Las tuberías quedaron devastadas por la fuerza del lodo, el sedimento y los objetos que arrastró el agua. No teníamos agua para cocinar, para bañarnos, para lavar la ropa.
Los sobrevivientes de Las Tunitas bajaban a la zona que días antes había colapsado por la furia de la lluvia a buscar agua dulce en los riachuelos que salían de las montañas cercanas.
“Lo más terrible de todo, además de las vidas que se perdieron, fue la escasez de agua. Íbamos a cargar agua, bajábamos a bañarnos, a lavar la ropa, estuvimos bastante tiempo en eso porque todo colapsó. Era como haber sobrevivido a una guerra”, recuerda mi mamá.

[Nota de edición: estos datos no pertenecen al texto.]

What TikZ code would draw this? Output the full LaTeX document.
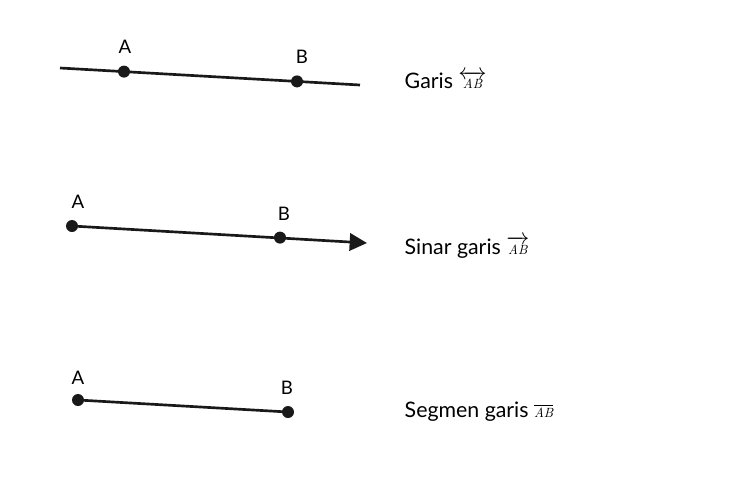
\documentclass[tikz,border=0pt]{standalone}
\usepackage{amsmath}
\usepackage{fontspec}
\setmainfont{Lato}
\newfontfamily\lmser{Latin Modern Roman}
\newcommand{\abtxt}{\text{\lmser\itshape\fontsize{10}{12}\selectfont AB}}
\usetikzlibrary{arrows.meta}
\begin{document}
\begin{tikzpicture}[x=0.75pt,y=-0.75pt,
  ln/.style={line width=2pt,black!90},
  pt/.style={circle,fill=black!90,inner sep=0pt,minimum size=9pt},
  lbl/.style={font=\fontsize{14}{16}\selectfont},
  captxt/.style={anchor=west,font=\fontsize{16}{18}\selectfont}]
\useasboundingbox (0,0) rectangle (750,500);
% line
\coordinate (l1) at (60,68); \coordinate (r1) at (360,85);
\draw[ln] (l1) -- (r1);
\node[pt] (A1) at (124,71.6) {}; \node[pt] (B1) at (297,81.4) {};
\node[lbl] at (125,47) {A}; \node[lbl] at (302,57) {B};
\node[captxt] (c1) at (400,80) {Garis $\overleftrightarrow{\abtxt}$};
% ray
\node[pt] (A2) at (72,226) {}; \node[pt] (B2) at (280,237.6) {};
\coordinate (r2) at (367,243);
\draw[ln,-{Triangle[length=13pt,width=13pt]}] (A2.center) -- (r2);
\node[lbl] at (78,202) {A}; \node[lbl] at (284,214) {B};
\node[captxt] (c2) at (400,247) {Sinar garis $\overrightarrow{\abtxt}$};
% segment
\node[pt] (A3) at (78,400) {}; \node[pt] (B3) at (288,412) {};
\draw[ln] (A3.center) -- (B3.center);
\node[lbl] at (78,378) {A}; \node[lbl] at (287,388) {B};
\node[captxt] (c3) at (400,412) {Segmen garis $\overline{\abtxt}$};
\end{tikzpicture}
\end{document}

Desde mi memoria saltan dos imágenes más: ver a familiares que no reconocía entrar a mi casa apenas con lo que tenían puesto, porque lo habían perdido todo. Y estar en una larga fila, dentro de un liceo de la zona, esperando un regalo. Estaba junto a mi prima y en medio del caos recibimos con emoción los ponis plásticos que le regalaban a los niños de Vargas, a los que se les había arrebatado la Navidad.
Lo que mi memoria esconde, mis emociones lo revelan. A 20 años de la tragedia, sigo sin poder disfrutar de la lluvia. Con cada llovizna vuelve el temor, la ansiedad y la duda: ¿Vargas lo soportará o colapsará bajo el agua de nuevo?